No. LTX 2 LoRAs are incompatible with LTX 2.3 due to the rebuilt VAE. IC-LoRA for 2.3 requires training from scratch on LTX 2.3 specifically. The silver lining: IC-LoRA typically requires fewer training clips than standard LoRAs for equivalent face consistency results.
How long does IC-LoRA training take?
On cloud GPU infrastructure (A100 or H100), a 20-30 clip face IC-LoRA trains in approximately 35-50 minutes. Local training on RTX 4090 hardware runs 90-120 minutes. Training time scales with dataset size and the number of steps — stopping at checkpoint 500 is often sufficient.
How many clips do I need for a face IC-LoRA?
15-25 clips for a single subject with good coverage of angles and lighting is a practical starting point. More clips help only if they add genuine coverage diversity — duplicate angles or similar lighting conditions add training time without improving consistency.
Does IC-LoRA work for non-human subjects?
Yes. IC-LoRA works for any subject requiring visual identity consistency — animals, creatures, specific vehicles or objects, stylized characters. The reference image conditioning is not face-specific; it works on any visual identity the model can encode.
What is the difference between Union Control and Motion-Track Control?

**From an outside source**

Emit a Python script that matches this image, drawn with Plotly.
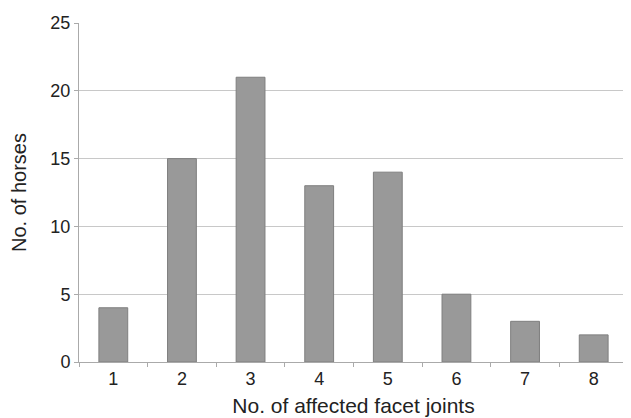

Union Control conditions generation on identity (what the character looks like). Motion-Track Control adds motion trajectory conditioning (how the character moves). Start with Union Control — it covers the majority of character consistency use cases. Motion-Track Control adds complexity that is only worth the investment for productions requiring precise motion direction alongside identity consistency.